L’ urgenza di un’educazione al rischio per vivere la libertà in sicurezza
Una semplice buca scavata nella sabbia è diventata fatale per un giovane durante una vacanza estiva. Quella che sembrava un gioco si è trasformata in tragedia: la sabbia, instabile, è crollata all’improvviso, intrappolandolo senza scampo.
Non è la prima volta che accade, e purtroppo non sarà l’ultima se non cambiamo approccio. Gesti comuni e apparentemente innocui, come scavare nella sabbia, possono nascondere pericoli reali, spesso ignorati.

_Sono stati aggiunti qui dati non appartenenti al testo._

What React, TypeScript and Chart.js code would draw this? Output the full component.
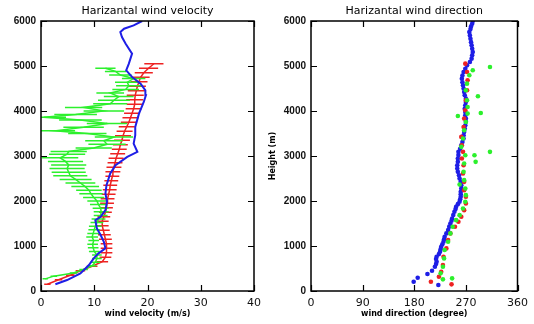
import React, { useEffect, useRef } from "react";
import { Chart, registerables } from "chart.js";
Chart.register(...registerables);

// ---------- Tick values ----------
const heightTicks = [0, 1000, 2000, 3000, 4000, 5000, 6000];
const velocityTicks = [0, 10, 20, 30, 40];
const directionTicks = [0, 90, 180, 270, 360];

// ---------- Left panel: wind velocity ----------
const blueVelHeight = [150, 244, 392, 577, 725, 836, 947, 1095, 1243, 1391, 1575, 1650, 1797, 1982, 2167, 2352, 2611, 2796, 2981, 3092, 3277, 3462, 3646, 3942, 4201, 4350, 4460, 4608, 4756, 4904, 5052, 5274, 5496, 5644, 5754, 5828, 5902, 6000];
const blueVel = [2.7, 4.9, 7.4, 9.0, 9.9, 10.8, 12.1, 11.8, 11.2, 10.5, 10.2, 11.2, 12.1, 12.4, 12.1, 12.3, 13.0, 14.0, 16.2, 18.1, 17.4, 17.7, 17.7, 18.4, 19.3, 19.7, 19.6, 18.7, 17.1, 16.0, 16.5, 17.1, 15.9, 15.2, 14.9, 15.6, 17.4, 19.0];

const redVelHeight = [150, 250, 350, 450, 550, 650, 750, 850, 950, 1050, 1150, 1250, 1350, 1450, 1550, 1650, 1750, 1850, 1950, 2050, 2150, 2250, 2350, 2450, 2550, 2650, 2750, 2850, 2950, 3050, 3150, 3250, 3350, 3450, 3550, 3650, 3750, 3850, 3950, 4050, 4150, 4250, 4350, 4450, 4550, 4650, 4750, 4850, 4950, 5050];
const redVel = [1.2, 3.3, 5.5, 7.4, 9.6, 11.5, 12.1, 12.3, 12.3, 12.3, 12.1, 11.9, 11.7, 11.5, 11.5, 11.8, 12.1, 12.3, 12.4, 12.5, 12.7, 12.9, 13.0, 13.2, 13.4, 13.5, 13.7, 13.9, 14.1, 14.4, 14.7, 14.9, 15.2, 15.4, 15.7, 16.1, 16.5, 16.8, 17.1, 17.4, 17.6, 17.6, 17.7, 17.9, 18.1, 18.4, 18.7, 19.3, 20.2, 21.2];
const redVelErr = [0.6, 0.7, 0.8, 0.9, 1.0, 1.1, 1.1, 1.1, 1.1, 1.1, 1.2, 1.2, 1.2, 1.2, 1.2, 1.2, 1.2, 1.2, 1.3, 1.3, 1.3, 1.3, 1.3, 1.3, 1.3, 1.4, 1.4, 1.4, 1.4, 1.4, 1.4, 1.4, 1.5, 1.5, 1.5, 1.5, 1.5, 1.5, 1.5, 1.5, 1.5, 1.6, 1.6, 1.6, 1.6, 1.6, 1.7, 1.7, 1.8, 1.8];

const greenVelHeight = [270, 330, 400, 480, 560, 640, 720, 800, 880, 960, 1040, 1120, 1200, 1280, 1360, 1440, 1520, 1600, 1680, 1760, 1840, 1920, 2000, 2080, 2160, 2240, 2320, 2400, 2480, 2560, 2640, 2720, 2800, 2880, 2960, 3040, 3100, 3180, 3260, 3340, 3420, 3500, 3560, 3640, 3720, 3800, 3860, 3920, 4000, 4080, 4160, 4240, 4320, 4400, 4480, 4560, 4640, 4720, 4800, 4880, 4950];
const greenVel = [0.8, 2.4, 6.1, 8.0, 9.6, 10.2, 10.5, 10.5, 10.0, 9.8, 9.7, 9.9, 9.6, 9.8, 10.0, 10.2, 10.5, 10.8, 11.2, 11.3, 11.2, 10.8, 10.5, 9.9, 9.4, 9.0, 8.3, 7.4, 6.5, 5.5, 5.2, 4.9, 5.2, 4.6, 3.6, 4.9, 5.2, 9.9, 12.4, 11.8, 13.7, 8.7, 2.7, 8.0, 12.4, 7.4, 0.5, 6.5, 11.8, 8.0, 13.0, 13.7, 14.6, 13.0, 15.9, 16.5, 16.2, 17.4, 14.9, 14.0, 12.1];
const greenVelErr = [0.5, 0.6, 0.7, 0.8, 0.8, 0.9, 0.9, 0.9, 1.0, 1.0, 1.0, 1.0, 1.1, 1.1, 1.1, 1.2, 1.2, 1.3, 1.3, 1.4, 1.5, 1.6, 1.8, 2.0, 2.2, 2.4, 2.6, 2.8, 3.0, 3.2, 3.2, 3.3, 3.3, 3.3, 3.4, 3.4, 3.4, 3.4, 3.5, 3.5, 3.6, 3.6, 3.7, 3.8, 3.8, 4.0, 4.2, 4.0, 3.8, 3.5, 3.2, 3.0, 2.8, 2.6, 2.5, 2.4, 2.3, 2.2, 2.1, 2.0, 1.9];

// ---------- Right panel: wind direction ----------
const blueDirHeight = [133, 207, 296, 377, 451, 540, 600, 651, 710, 762, 820, 873, 930, 984, 1040, 1095, 1150, 1206, 1280, 1354, 1430, 1501, 1560, 1612, 1690, 1760, 1820, 1871, 1930, 1982, 2040, 2093, 2150, 2204, 2280, 2352, 2430, 2500, 2570, 2648, 2720, 2796, 2870, 2944, 3020, 3092, 3160, 3240, 3310, 3388, 3460, 3536, 3610, 3683, 3760, 3831, 3905, 3979, 4050, 4127, 4200, 4275, 4350, 4423, 4500, 4571, 4640, 4719, 4790, 4867, 4940, 5015, 5090, 5163, 5240, 5311, 5385, 5459, 5530, 5607, 5680, 5754, 5820, 5880, 5940, 6000];
const blueDir = [222, 179, 186, 203, 211, 216, 218, 219, 218, 219, 223, 225, 226, 227, 229, 231, 232, 233, 236, 239, 241, 243, 245, 246, 248, 250, 252, 253, 256, 259, 260, 261, 261, 261, 262, 262, 261, 259, 258, 256, 255, 255, 256, 256, 257, 257, 260, 262, 264, 266, 266, 267, 268, 269, 270, 270, 269, 269, 268, 269, 270, 270, 268, 267, 266, 265, 264, 263, 264, 266, 269, 272, 277, 280, 281, 282, 281, 280, 279, 278, 277, 276, 278, 279, 281, 282];

const redDirHeight = [148, 207, 318, 429, 577, 762, 947, 1132, 1280, 1428, 1538, 1650, 1797, 1945, 2093, 2241, 2426, 2611, 2796, 2944, 3092, 3240, 3425, 3646, 3831, 4016, 4238, 4460, 4682, 4867, 5052];
const redDir = [245, 209, 223, 227, 230, 231, 236, 239, 243, 251, 257, 262, 267, 270, 270, 267, 267, 265, 266, 263, 265, 263, 262, 266, 267, 269, 270, 272, 273, 272, 269];

const greenDirHeight = [259, 281, 392, 540, 725, 910, 1095, 1280, 1428, 1575, 1686, 1834, 1982, 2130, 2278, 2367, 2463, 2648, 2833, 2870, 3018, 3018, 3092, 3203, 3388, 3572, 3757, 3890, 3942, 3957, 4090, 4238, 4327, 4460, 4608, 4793, 4904, 4978];
const greenDir = [230, 246, 226, 230, 232, 233, 239, 243, 247, 253, 259, 265, 269, 270, 269, 259, 267, 266, 267, 287, 269, 285, 312, 262, 265, 267, 270, 256, 273, 296, 273, 272, 291, 270, 272, 276, 282, 312];

// ---------- Colours ----------
const BLUE = "#1e1ee6";
const RED = "#ee2222";
const GREEN = "#2cf02c";

const toPoints = (xs: number[], ys: number[]) => xs.map((x, i) => ({ x, y: ys[i] }));

const framePlugin = {
  id: "frame",
  afterDatasetsDraw(chart: any) {
    const { ctx, chartArea: a, scales } = chart;
    ctx.save();
    ctx.strokeStyle = "#000";
    ctx.lineWidth = 1.5;
    ctx.strokeRect(a.left, a.top, a.right - a.left, a.bottom - a.top);
    ctx.lineWidth = 1.2;
    const tl = 6;
    ctx.beginPath();
    const xs = scales.x;
    for (const t of xs.ticks) {
      const px = Math.round(xs.getPixelForValue(t.value)) + 0.5;
      ctx.moveTo(px, a.bottom);
      ctx.lineTo(px, a.bottom - tl);
      ctx.moveTo(px, a.top);
      ctx.lineTo(px, a.top + tl);
    }
    const ys = scales.y;
    for (const t of ys.ticks) {
      const py = Math.round(ys.getPixelForValue(t.value)) + 0.5;
      ctx.moveTo(a.left, py);
      ctx.lineTo(a.left + tl, py);
      ctx.moveTo(a.right, py);
      ctx.lineTo(a.right - tl, py);
    }
    ctx.stroke();
    ctx.restore();
  },
};

const textPlugin = {
  id: "panelText",
  afterDraw(chart: any, _args: any, opts: any) {
    const { ctx, chartArea: a } = chart;
    ctx.save();
    ctx.fillStyle = "#000";
    ctx.textAlign = "center";
    ctx.textBaseline = "middle";
    ctx.font = '11px "DejaVu Sans"';
    if (opts.title) ctx.fillText(opts.title, (a.left + a.right) / 2, 11);
    ctx.font = 'bold 8px "DejaVu Sans"';
    if (opts.xTitle) ctx.fillText(opts.xTitle, (a.left + a.right) / 2, 314);
    if (opts.yTitle) {
      ctx.translate(opts.yTitleX, (a.top + a.bottom) / 2);
      ctx.rotate(-Math.PI / 2);
      ctx.fillText(opts.yTitle, 0, 0);
    }
    ctx.restore();
  },
};

const errorBarPlugin = {
  id: "errorBars",
  afterDatasetDraw(chart: any, args: any) {
    const ds = chart.data.datasets[args.index];
    if (!ds.errorBars) return;
    const { ctx, chartArea: a, scales } = chart;
    const meta = args.meta;
    ctx.save();
    ctx.beginPath();
    ctx.rect(a.left, a.top, a.right - a.left, a.bottom - a.top);
    ctx.clip();
    ctx.strokeStyle = ds.borderColor;
    ctx.lineWidth = 1.5;
    ctx.beginPath();
    ds.data.forEach((p: any, i: number) => {
      const e = ds.errorBars[i];
      const y = meta.data[i].y;
      ctx.moveTo(scales.x.getPixelForValue(p.x - e), y);
      ctx.lineTo(scales.x.getPixelForValue(p.x + e), y);
    });
    ctx.stroke();
    ctx.restore();
  },
};

function makeScales(xMin: number, xMax: number, xTicks: number[], yWidth: number) {
  return {
    x: {
      type: "linear" as const,
      min: xMin,
      max: xMax,
      afterBuildTicks: (s: any) => { s.ticks = xTicks.map((v) => ({ value: v })); },
      ticks: { font: { family: "DejaVu Sans", size: 11 }, color: "#111", padding: 6, autoSkip: false, maxRotation: 0, callback: (v: any) => String(v) },
      grid: { display: false, drawTicks: false },
      border: { display: false },
      afterFit: (s: any) => { s.height = 33; },
    },
    y: {
      type: "linear" as const,
      min: 0,
      max: 6000,
      afterBuildTicks: (s: any) => { s.ticks = heightTicks.map((v) => ({ value: v })); },
      ticks: { font: { family: "Liberation Sans", size: 10, weight: "bold" as const }, color: "#111", padding: 5, autoSkip: false, callback: (v: any) => String(v) },
      grid: { display: false, drawTicks: false },
      border: { display: false },
      afterFit: (s: any) => { s.width = yWidth; },
    },
  };
}

function VelocityPanel() {
  const ref = useRef<HTMLCanvasElement>(null);
  useEffect(() => {
    const chart = new Chart(ref.current!, {
      type: "scatter",
      data: {
        datasets: [
          {
            data: toPoints(blueVel, blueVelHeight),
            showLine: true,
            borderColor: BLUE,
            borderWidth: 2,
            pointRadius: 0,
            order: 0,
          } as any,
          {
            data: toPoints(greenVel, greenVelHeight),
            showLine: true,
            borderColor: GREEN,
            borderWidth: 1.5,
            pointRadius: 0,
            errorBars: greenVelErr,
            order: 1,
          } as any,
          {
            data: toPoints(redVel, redVelHeight),
            showLine: true,
            borderColor: RED,
            borderWidth: 1.5,
            pointRadius: 0,
            errorBars: redVelErr,
            order: 2,
          } as any,
        ],
      },
      options: {
        animation: false,
        responsive: false,
        layout: { padding: { top: 21, right: 13, left: 0, bottom: 0 } },
        plugins: {
          legend: { display: false },
          tooltip: { enabled: false },
          panelText: { title: "Harizantal wind velocity", xTitle: "wind velocity (m/s)" },
        } as any,
        scales: makeScales(0, 40, velocityTicks, 41),
      },
      plugins: [errorBarPlugin, framePlugin, textPlugin],
    });
    return () => chart.destroy();
  }, []);
  return <canvas ref={ref} width={267} height={324} style={{ position: "absolute", left: 0, top: 0, width: 267, height: 324 }} />;
}

function DirectionPanel() {
  const ref = useRef<HTMLCanvasElement>(null);
  useEffect(() => {
    const pt = { pointRadius: 2.3, pointBorderWidth: 0, showLine: false };
    const chart = new Chart(ref.current!, {
      type: "scatter",
      data: {
        datasets: [
          { data: toPoints(greenDir, greenDirHeight), backgroundColor: GREEN, borderColor: GREEN, ...pt, order: 0 } as any,
          { data: toPoints(redDir, redDirHeight), backgroundColor: RED, borderColor: RED, ...pt, order: 1 } as any,
          { data: toPoints(blueDir, blueDirHeight), backgroundColor: BLUE, borderColor: BLUE, ...pt, order: 2 } as any,
        ],
      },
      options: {
        animation: false,
        responsive: false,
        layout: { padding: { top: 21, right: 13, left: 0, bottom: 0 } },
        plugins: {
          legend: { display: false },
          tooltip: { enabled: false },
          panelText: { title: "Harizantal wind direction", xTitle: "wind direction (degree)", yTitle: "Height (m)", yTitleX: 6 },
        } as any,
        scales: makeScales(0, 360, directionTicks, 44),
      },
      plugins: [framePlugin, textPlugin],
    });
    return () => chart.destroy();
  }, []);
  return <canvas ref={ref} width={267} height={324} style={{ position: "absolute", left: 267, top: 0, width: 267, height: 324 }} />;
}

export default function App() {
  return (
    <div style={{ position: "fixed", left: 0, top: 0, width: 534, height: 324, background: "#fff", overflow: "hidden" }}>
      <VelocityPanel />
      <DirectionPanel />
    </div>
  );
}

Ricordo la mia prima colonia estiva. Prima ancora di tuffarci in acqua o di correre in pineta, seduti al buio, guardavamo diapositive che mostravano i rischi a cui andavamo incontro: in acqua, in camera, nei boschi. Immagini forti, a tratti raccapriccianti, ma necessarie. Ci insegnavano che la libertà non è assenza di limiti, ma la capacità di conoscerli e rispettarli.
Oggi sembra prevalere l’idea che parlare di pericoli significhi togliere libertà. Si tende a minimizzare o a ignorare i rischi, lasciando che l’educazione alla sicurezza venga relegata in secondo piano. Ma l’assenza di informazione non rende il pericolo meno reale.
Educare al rischio non significa spaventare o proibire, ma rendere consapevoli. Sapere che la sabbia può cedere, che un’onda può travolgere, che una buca troppo profonda è una trappola. Solo così possiamo evitare che semplici gesti diventino tragedie.
Questa storia dovrebbe ricordarci che la responsabilità è di tutti: famiglie, scuole, istituzioni e singoli. Serve un impegno reale per trasmettere una cultura della sicurezza, fatta di attenzione e rispetto, senza togliere la gioia di giocare e vivere.
Perché solo conoscendo i rischi possiamo davvero essere liberi.